● **WHAT YOU HAVE TO DO**
Transcribe all of the material below word for word and leave out its pictures.

● **DATA**
◇ ◇ ◇ ◇ ◇

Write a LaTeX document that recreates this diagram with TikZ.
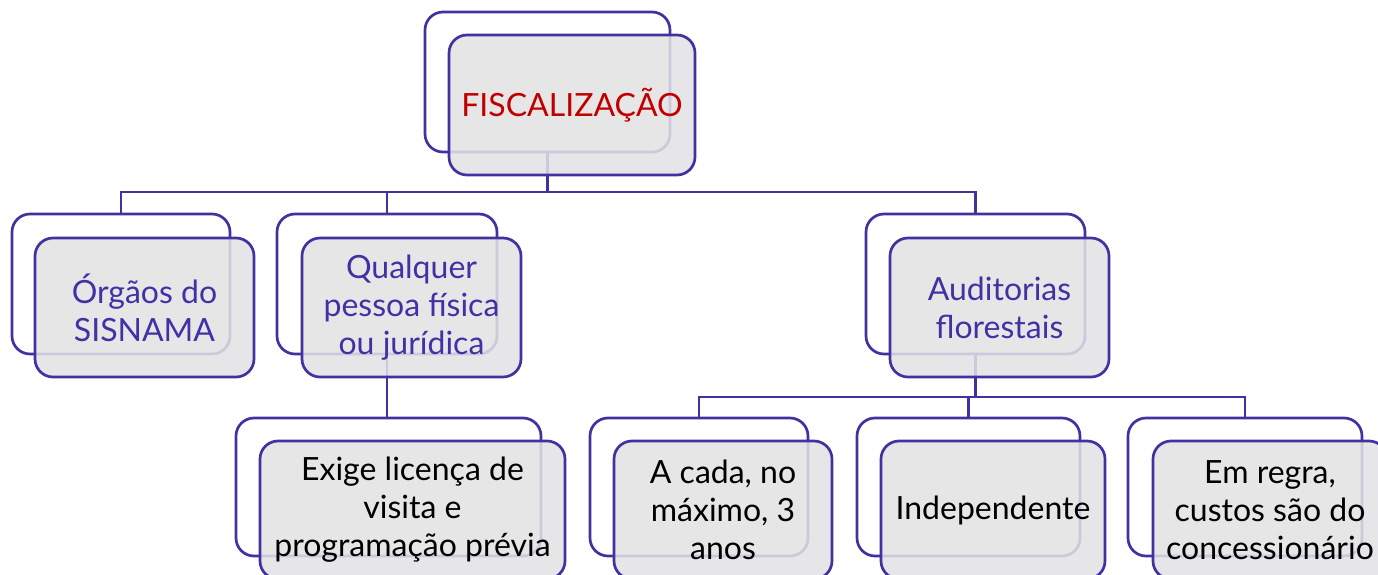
\documentclass[tikz,border=0pt]{standalone}
\usepackage{fontspec}
\setmainfont{Lato}
\definecolor{bord}{RGB}{64,50,160}
\definecolor{txtp}{RGB}{64,50,165}
\definecolor{txtr}{RGB}{192,0,0}
\definecolor{boxg}{RGB}{226,226,228}
\begin{document}
\begin{tikzpicture}[x=1pt,y=-1pt,
  backbox/.style={draw=bord,line width=2.7pt,fill=white,rounded corners=18pt,inner sep=0pt},
  frontbox/.style={draw=bord,line width=2.7pt,fill=boxg,fill opacity=0.86,text opacity=1,rounded corners=18pt,inner sep=0pt,align=center,font=\fontsize{32}{38}\selectfont},
  conn/.style={draw=bord,line width=2.7pt},
  lvA/.style={text=txtr},
  lvB/.style={text=txtp},
  lvC/.style={text=black}]
\useasboundingbox (0,0) rectangle (1378,575);
\clip (0,0) rectangle (1378,575);
% back boxes
\node[backbox,minimum width=245pt,minimum height=140pt] (b-root) at (547.5,82) {};
\node[backbox,minimum width=218pt,minimum height=140pt] (b-org) at (121,284) {};
\node[backbox,minimum width=220pt,minimum height=140pt] (b-qual) at (387,284) {};
\node[backbox,minimum width=219pt,minimum height=140pt] (b-aud) at (975.5,284) {};
\node[backbox,minimum width=305pt,minimum height=138pt] (b-exi) at (388.5,487) {};
\node[backbox,minimum width=218pt,minimum height=138pt] (b-cada) at (699,487) {};
\node[backbox,minimum width=223pt,minimum height=138pt] (b-ind) at (968.5,487) {};
\node[backbox,minimum width=234pt,minimum height=138pt] (b-reg) at (1245,487) {};
% connectors
\coordinate (j1) at (548,192);
\coordinate (j2) at (976,397);
\draw[conn] (b-root.south) -- (b-root.south |- j1) -| (b-org.north);
\draw[conn] (b-root.south |- j1) -| (b-qual.north);
\draw[conn] (b-root.south |- j1) -| (b-aud.north);
\draw[conn] (b-qual.south) -- (b-qual.south |- b-exi.north);
\draw[conn] (b-aud.south) -- (b-aud.south |- j2) -| (b-cada.north);
\draw[conn] (b-aud.south |- j2) -| (b-ind.north);
\draw[conn] (b-aud.south |- j2) -| (b-reg.north);
% front boxes
\node[frontbox,lvA,minimum width=246pt,minimum height=140pt] (f-root) at (572,105) {FISCALIZAÇÃO};
\node[frontbox,lvB,minimum width=219pt,minimum height=139pt] (f-org) at (144.5,307.5) {Órgãos do\\SISNAMA};
\node[frontbox,lvB,minimum width=219pt,minimum height=139pt] (f-qual) at (411.5,307.5) {Qualquer\\pessoa física\\ou jurídica};
\node[frontbox,lvB,minimum width=219pt,minimum height=139pt] (f-aud) at (999.5,307.5) {Auditorias\\florestais};
\node[frontbox,lvC,minimum width=305pt,minimum height=138pt] (f-exi) at (412.5,510) {Exige licença de\\visita e\\programação prévia};
\node[frontbox,lvC,minimum width=218pt,minimum height=138pt] (f-cada) at (723,510) {A cada, no\\máximo, 3\\anos};
\node[frontbox,lvC,minimum width=224pt,minimum height=138pt] (f-ind) at (993,510) {Independente};
\node[frontbox,lvC,minimum width=234pt,minimum height=138pt] (f-reg) at (1270,510) {Em regra,\\custos são do\\concessionário};
\end{tikzpicture}
\end{document}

◇ ◇ ◇ ◇ ◇

● **EXERCISE OUTPUT**
Write a LaTeX document that recreates this diagram with TikZ.
\documentclass[tikz,border=0pt]{standalone}
\usepackage{fontspec}
\setmainfont{Lato}
\definecolor{bord}{RGB}{64,50,160}
\definecolor{txtp}{RGB}{64,50,165}
\definecolor{txtr}{RGB}{192,0,0}
\definecolor{boxg}{RGB}{226,226,228}
\begin{document}
\begin{tikzpicture}[x=1pt,y=-1pt,
  backbox/.style={draw=bord,line width=2.7pt,fill=white,rounded corners=18pt,inner sep=0pt},
  frontbox/.style={draw=bord,line width=2.7pt,fill=boxg,fill opacity=0.86,text opacity=1,rounded corners=18pt,inner sep=0pt,align=center,font=\fontsize{32}{38}\selectfont},
  conn/.style={draw=bord,line width=2.7pt},
  lvA/.style={text=txtr},
  lvB/.style={text=txtp},
  lvC/.style={text=black}]
\useasboundingbox (0,0) rectangle (1378,575);
\clip (0,0) rectangle (1378,575);
% back boxes
\node[backbox,minimum width=245pt,minimum height=140pt] (b-root) at (547.5,82) {};
\node[backbox,minimum width=218pt,minimum height=140pt] (b-org) at (121,284) {};
\node[backbox,minimum width=220pt,minimum height=140pt] (b-qual) at (387,284) {};
\node[backbox,minimum width=219pt,minimum height=140pt] (b-aud) at (975.5,284) {};
\node[backbox,minimum width=305pt,minimum height=138pt] (b-exi) at (388.5,487) {};
\node[backbox,minimum width=218pt,minimum height=138pt] (b-cada) at (699,487) {};
\node[backbox,minimum width=223pt,minimum height=138pt] (b-ind) at (968.5,487) {};
\node[backbox,minimum width=234pt,minimum height=138pt] (b-reg) at (1245,487) {};
% connectors
\coordinate (j1) at (548,192);
\coordinate (j2) at (976,397);
\draw[conn] (b-root.south) -- (b-root.south |- j1) -| (b-org.north);
\draw[conn] (b-root.south |- j1) -| (b-qual.north);
\draw[conn] (b-root.south |- j1) -| (b-aud.north);
\draw[conn] (b-qual.south) -- (b-qual.south |- b-exi.north);
\draw[conn] (b-aud.south) -- (b-aud.south |- j2) -| (b-cada.north);
\draw[conn] (b-aud.south |- j2) -| (b-ind.north);
\draw[conn] (b-aud.south |- j2) -| (b-reg.north);
% front boxes
\node[frontbox,lvA,minimum width=246pt,minimum height=140pt] (f-root) at (572,105) {FISCALIZAÇÃO};
\node[frontbox,lvB,minimum width=219pt,minimum height=139pt] (f-org) at (144.5,307.5) {Órgãos do\\SISNAMA};
\node[frontbox,lvB,minimum width=219pt,minimum height=139pt] (f-qual) at (411.5,307.5) {Qualquer\\pessoa física\\ou jurídica};
\node[frontbox,lvB,minimum width=219pt,minimum height=139pt] (f-aud) at (999.5,307.5) {Auditorias\\florestais};
\node[frontbox,lvC,minimum width=305pt,minimum height=138pt] (f-exi) at (412.5,510) {Exige licença de\\visita e\\programação prévia};
\node[frontbox,lvC,minimum width=218pt,minimum height=138pt] (f-cada) at (723,510) {A cada, no\\máximo, 3\\anos};
\node[frontbox,lvC,minimum width=224pt,minimum height=138pt] (f-ind) at (993,510) {Independente};
\node[frontbox,lvC,minimum width=234pt,minimum height=138pt] (f-reg) at (1270,510) {Em regra,\\custos são do\\concessionário};
\end{tikzpicture}
\end{document}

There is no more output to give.